**Directions**
With the images removed, repeat the data below exactly.

**Data entries**

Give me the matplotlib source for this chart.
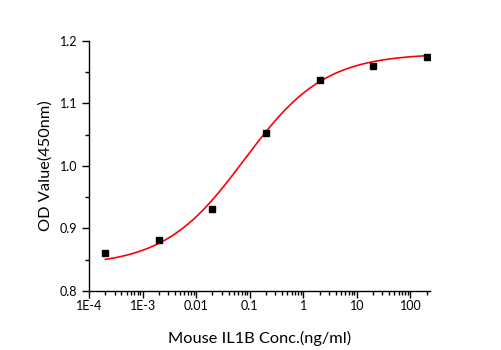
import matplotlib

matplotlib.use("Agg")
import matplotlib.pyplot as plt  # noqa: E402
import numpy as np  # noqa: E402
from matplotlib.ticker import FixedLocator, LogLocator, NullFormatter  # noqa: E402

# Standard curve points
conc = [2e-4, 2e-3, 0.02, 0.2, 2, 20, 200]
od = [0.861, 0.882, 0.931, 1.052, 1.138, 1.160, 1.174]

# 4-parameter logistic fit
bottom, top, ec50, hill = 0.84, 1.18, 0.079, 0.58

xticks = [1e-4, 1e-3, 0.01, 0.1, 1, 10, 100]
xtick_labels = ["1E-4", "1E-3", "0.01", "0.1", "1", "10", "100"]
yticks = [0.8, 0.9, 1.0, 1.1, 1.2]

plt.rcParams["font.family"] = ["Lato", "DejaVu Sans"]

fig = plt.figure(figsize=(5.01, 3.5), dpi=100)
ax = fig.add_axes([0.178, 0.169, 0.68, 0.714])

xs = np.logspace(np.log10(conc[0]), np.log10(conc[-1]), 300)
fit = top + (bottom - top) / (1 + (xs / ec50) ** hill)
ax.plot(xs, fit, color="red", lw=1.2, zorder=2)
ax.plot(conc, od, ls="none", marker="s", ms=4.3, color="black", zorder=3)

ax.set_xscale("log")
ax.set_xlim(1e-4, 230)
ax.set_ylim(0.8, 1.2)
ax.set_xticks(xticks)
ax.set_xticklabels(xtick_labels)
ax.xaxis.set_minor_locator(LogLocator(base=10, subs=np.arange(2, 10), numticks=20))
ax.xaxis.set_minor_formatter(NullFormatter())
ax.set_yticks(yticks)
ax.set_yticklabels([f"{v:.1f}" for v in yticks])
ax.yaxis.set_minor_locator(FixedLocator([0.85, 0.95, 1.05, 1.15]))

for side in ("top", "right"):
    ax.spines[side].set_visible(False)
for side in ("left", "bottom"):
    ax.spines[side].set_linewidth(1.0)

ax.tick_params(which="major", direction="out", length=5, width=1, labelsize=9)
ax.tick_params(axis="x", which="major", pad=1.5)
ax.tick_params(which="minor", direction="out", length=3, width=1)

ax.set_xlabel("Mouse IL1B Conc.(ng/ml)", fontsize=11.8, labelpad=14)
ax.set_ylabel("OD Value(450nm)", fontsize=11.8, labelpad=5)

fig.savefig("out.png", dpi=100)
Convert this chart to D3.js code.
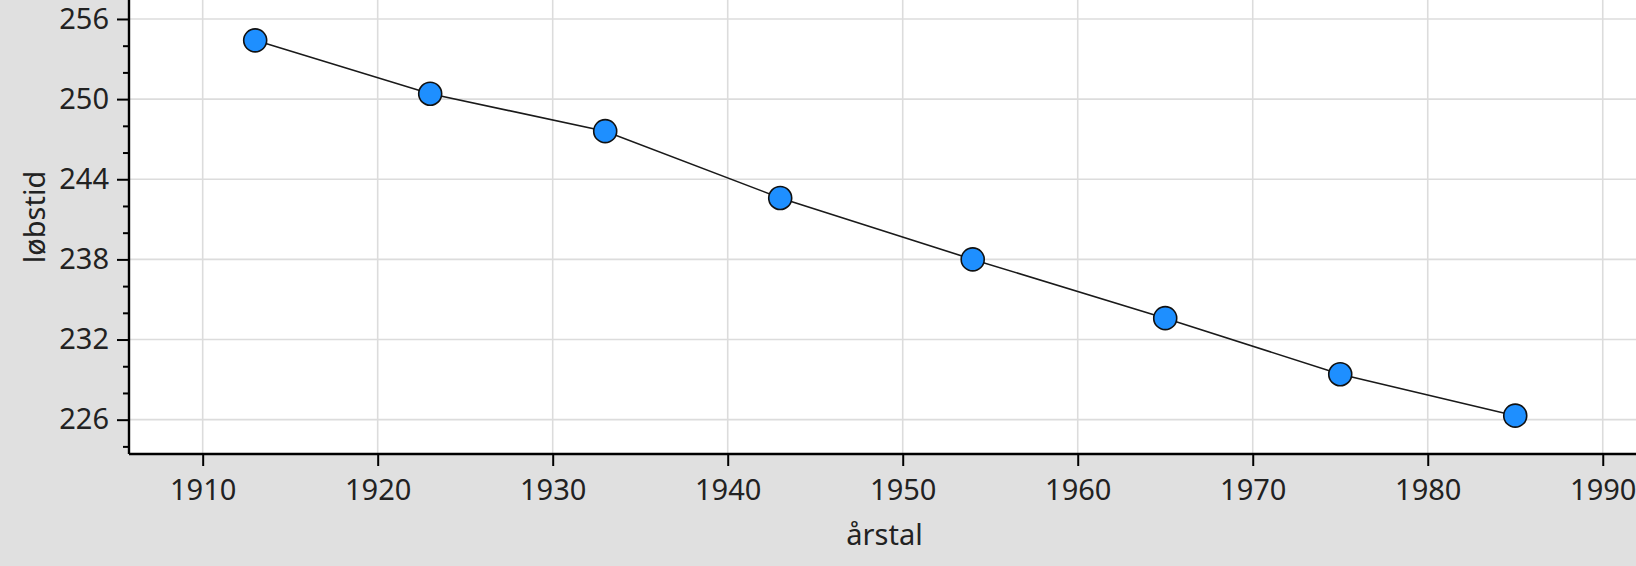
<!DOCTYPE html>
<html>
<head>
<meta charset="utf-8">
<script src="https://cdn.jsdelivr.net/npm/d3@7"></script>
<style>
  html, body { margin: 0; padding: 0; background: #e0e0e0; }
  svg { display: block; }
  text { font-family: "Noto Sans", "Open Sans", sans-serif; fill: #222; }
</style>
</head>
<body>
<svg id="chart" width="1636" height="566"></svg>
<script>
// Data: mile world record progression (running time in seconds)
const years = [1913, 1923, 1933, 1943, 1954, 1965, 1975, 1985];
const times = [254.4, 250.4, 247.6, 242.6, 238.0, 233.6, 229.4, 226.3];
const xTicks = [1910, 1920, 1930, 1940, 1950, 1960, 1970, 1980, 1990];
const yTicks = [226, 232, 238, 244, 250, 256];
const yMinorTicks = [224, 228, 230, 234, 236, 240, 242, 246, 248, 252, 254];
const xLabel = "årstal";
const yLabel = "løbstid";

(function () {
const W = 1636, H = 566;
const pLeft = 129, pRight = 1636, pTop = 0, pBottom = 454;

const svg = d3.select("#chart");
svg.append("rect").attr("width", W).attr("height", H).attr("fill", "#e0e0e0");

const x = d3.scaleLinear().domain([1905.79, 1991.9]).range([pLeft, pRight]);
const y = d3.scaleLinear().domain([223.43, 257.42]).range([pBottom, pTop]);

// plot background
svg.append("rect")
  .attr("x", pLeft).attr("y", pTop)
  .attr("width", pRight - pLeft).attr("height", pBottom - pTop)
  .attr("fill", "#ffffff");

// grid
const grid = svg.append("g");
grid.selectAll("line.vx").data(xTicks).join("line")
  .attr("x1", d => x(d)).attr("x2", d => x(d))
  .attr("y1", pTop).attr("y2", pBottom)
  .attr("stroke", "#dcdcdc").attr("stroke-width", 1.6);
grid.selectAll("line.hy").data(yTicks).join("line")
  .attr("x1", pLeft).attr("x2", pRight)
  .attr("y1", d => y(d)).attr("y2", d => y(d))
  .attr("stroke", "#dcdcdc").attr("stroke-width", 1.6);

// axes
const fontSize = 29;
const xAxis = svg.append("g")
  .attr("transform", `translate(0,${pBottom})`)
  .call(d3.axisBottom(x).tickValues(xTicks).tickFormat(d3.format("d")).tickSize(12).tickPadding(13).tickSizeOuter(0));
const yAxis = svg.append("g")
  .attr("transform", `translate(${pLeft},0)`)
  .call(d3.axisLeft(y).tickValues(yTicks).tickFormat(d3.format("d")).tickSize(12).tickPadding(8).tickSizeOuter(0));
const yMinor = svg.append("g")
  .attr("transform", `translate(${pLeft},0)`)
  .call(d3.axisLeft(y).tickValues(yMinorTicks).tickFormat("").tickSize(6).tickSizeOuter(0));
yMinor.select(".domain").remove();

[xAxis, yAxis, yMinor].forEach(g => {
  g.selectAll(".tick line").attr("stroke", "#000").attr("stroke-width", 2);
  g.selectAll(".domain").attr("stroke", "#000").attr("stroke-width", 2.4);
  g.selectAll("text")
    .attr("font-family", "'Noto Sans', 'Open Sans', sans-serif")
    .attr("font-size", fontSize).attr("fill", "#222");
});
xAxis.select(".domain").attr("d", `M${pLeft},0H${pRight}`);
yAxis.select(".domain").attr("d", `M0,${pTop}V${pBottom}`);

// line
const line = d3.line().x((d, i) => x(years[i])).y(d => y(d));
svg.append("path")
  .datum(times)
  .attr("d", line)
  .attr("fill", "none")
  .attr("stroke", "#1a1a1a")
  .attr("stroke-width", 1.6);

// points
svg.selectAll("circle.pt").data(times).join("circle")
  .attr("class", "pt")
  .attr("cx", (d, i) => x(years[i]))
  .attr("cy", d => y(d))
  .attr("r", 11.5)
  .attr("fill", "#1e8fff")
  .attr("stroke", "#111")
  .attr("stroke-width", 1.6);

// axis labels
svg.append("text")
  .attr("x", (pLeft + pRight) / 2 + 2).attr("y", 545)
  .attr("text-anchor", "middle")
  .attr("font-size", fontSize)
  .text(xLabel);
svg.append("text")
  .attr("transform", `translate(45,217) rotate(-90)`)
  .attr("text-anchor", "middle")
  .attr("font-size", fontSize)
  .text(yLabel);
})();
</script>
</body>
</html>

**Correct output**
Give me the matplotlib source for this chart.
import matplotlib

matplotlib.use("Agg")
import matplotlib.pyplot as plt  # noqa: E402
import numpy as np  # noqa: E402
from matplotlib.ticker import FixedLocator, LogLocator, NullFormatter  # noqa: E402

# Standard curve points
conc = [2e-4, 2e-3, 0.02, 0.2, 2, 20, 200]
od = [0.861, 0.882, 0.931, 1.052, 1.138, 1.160, 1.174]

# 4-parameter logistic fit
bottom, top, ec50, hill = 0.84, 1.18, 0.079, 0.58

xticks = [1e-4, 1e-3, 0.01, 0.1, 1, 10, 100]
xtick_labels = ["1E-4", "1E-3", "0.01", "0.1", "1", "10", "100"]
yticks = [0.8, 0.9, 1.0, 1.1, 1.2]

plt.rcParams["font.family"] = ["Lato", "DejaVu Sans"]

fig = plt.figure(figsize=(5.01, 3.5), dpi=100)
ax = fig.add_axes([0.178, 0.169, 0.68, 0.714])

xs = np.logspace(np.log10(conc[0]), np.log10(conc[-1]), 300)
fit = top + (bottom - top) / (1 + (xs / ec50) ** hill)
ax.plot(xs, fit, color="red", lw=1.2, zorder=2)
ax.plot(conc, od, ls="none", marker="s", ms=4.3, color="black", zorder=3)

ax.set_xscale("log")
ax.set_xlim(1e-4, 230)
ax.set_ylim(0.8, 1.2)
ax.set_xticks(xticks)
ax.set_xticklabels(xtick_labels)
ax.xaxis.set_minor_locator(LogLocator(base=10, subs=np.arange(2, 10), numticks=20))
ax.xaxis.set_minor_formatter(NullFormatter())
ax.set_yticks(yticks)
ax.set_yticklabels([f"{v:.1f}" for v in yticks])
ax.yaxis.set_minor_locator(FixedLocator([0.85, 0.95, 1.05, 1.15]))

for side in ("top", "right"):
    ax.spines[side].set_visible(False)
for side in ("left", "bottom"):
    ax.spines[side].set_linewidth(1.0)

ax.tick_params(which="major", direction="out", length=5, width=1, labelsize=9)
ax.tick_params(axis="x", which="major", pad=1.5)
ax.tick_params(which="minor", direction="out", length=3, width=1)

ax.set_xlabel("Mouse IL1B Conc.(ng/ml)", fontsize=11.8, labelpad=14)
ax.set_ylabel("OD Value(450nm)", fontsize=11.8, labelpad=5)

fig.savefig("out.png", dpi=100)
Convert this chart to D3.js code.
<!DOCTYPE html>
<html>
<head>
<meta charset="utf-8">
<script src="https://cdn.jsdelivr.net/npm/d3@7"></script>
<style>
  html, body { margin: 0; padding: 0; background: #e0e0e0; }
  svg { display: block; }
  text { font-family: "Noto Sans", "Open Sans", sans-serif; fill: #222; }
</style>
</head>
<body>
<svg id="chart" width="1636" height="566"></svg>
<script>
// Data: mile world record progression (running time in seconds)
const years = [1913, 1923, 1933, 1943, 1954, 1965, 1975, 1985];
const times = [254.4, 250.4, 247.6, 242.6, 238.0, 233.6, 229.4, 226.3];
const xTicks = [1910, 1920, 1930, 1940, 1950, 1960, 1970, 1980, 1990];
const yTicks = [226, 232, 238, 244, 250, 256];
const yMinorTicks = [224, 228, 230, 234, 236, 240, 242, 246, 248, 252, 254];
const xLabel = "årstal";
const yLabel = "løbstid";

(function () {
const W = 1636, H = 566;
const pLeft = 129, pRight = 1636, pTop = 0, pBottom = 454;

const svg = d3.select("#chart");
svg.append("rect").attr("width", W).attr("height", H).attr("fill", "#e0e0e0");

const x = d3.scaleLinear().domain([1905.79, 1991.9]).range([pLeft, pRight]);
const y = d3.scaleLinear().domain([223.43, 257.42]).range([pBottom, pTop]);

// plot background
svg.append("rect")
  .attr("x", pLeft).attr("y", pTop)
  .attr("width", pRight - pLeft).attr("height", pBottom - pTop)
  .attr("fill", "#ffffff");

// grid
const grid = svg.append("g");
grid.selectAll("line.vx").data(xTicks).join("line")
  .attr("x1", d => x(d)).attr("x2", d => x(d))
  .attr("y1", pTop).attr("y2", pBottom)
  .attr("stroke", "#dcdcdc").attr("stroke-width", 1.6);
grid.selectAll("line.hy").data(yTicks).join("line")
  .attr("x1", pLeft).attr("x2", pRight)
  .attr("y1", d => y(d)).attr("y2", d => y(d))
  .attr("stroke", "#dcdcdc").attr("stroke-width", 1.6);

// axes
const fontSize = 29;
const xAxis = svg.append("g")
  .attr("transform", `translate(0,${pBottom})`)
  .call(d3.axisBottom(x).tickValues(xTicks).tickFormat(d3.format("d")).tickSize(12).tickPadding(13).tickSizeOuter(0));
const yAxis = svg.append("g")
  .attr("transform", `translate(${pLeft},0)`)
  .call(d3.axisLeft(y).tickValues(yTicks).tickFormat(d3.format("d")).tickSize(12).tickPadding(8).tickSizeOuter(0));
const yMinor = svg.append("g")
  .attr("transform", `translate(${pLeft},0)`)
  .call(d3.axisLeft(y).tickValues(yMinorTicks).tickFormat("").tickSize(6).tickSizeOuter(0));
yMinor.select(".domain").remove();

[xAxis, yAxis, yMinor].forEach(g => {
  g.selectAll(".tick line").attr("stroke", "#000").attr("stroke-width", 2);
  g.selectAll(".domain").attr("stroke", "#000").attr("stroke-width", 2.4);
  g.selectAll("text")
    .attr("font-family", "'Noto Sans', 'Open Sans', sans-serif")
    .attr("font-size", fontSize).attr("fill", "#222");
});
xAxis.select(".domain").attr("d", `M${pLeft},0H${pRight}`);
yAxis.select(".domain").attr("d", `M0,${pTop}V${pBottom}`);

// line
const line = d3.line().x((d, i) => x(years[i])).y(d => y(d));
svg.append("path")
  .datum(times)
  .attr("d", line)
  .attr("fill", "none")
  .attr("stroke", "#1a1a1a")
  .attr("stroke-width", 1.6);

// points
svg.selectAll("circle.pt").data(times).join("circle")
  .attr("class", "pt")
  .attr("cx", (d, i) => x(years[i]))
  .attr("cy", d => y(d))
  .attr("r", 11.5)
  .attr("fill", "#1e8fff")
  .attr("stroke", "#111")
  .attr("stroke-width", 1.6);

// axis labels
svg.append("text")
  .attr("x", (pLeft + pRight) / 2 + 2).attr("y", 545)
  .attr("text-anchor", "middle")
  .attr("font-size", fontSize)
  .text(xLabel);
svg.append("text")
  .attr("transform", `translate(45,217) rotate(-90)`)
  .attr("text-anchor", "middle")
  .attr("font-size", fontSize)
  .text(yLabel);
})();
</script>
</body>
</html>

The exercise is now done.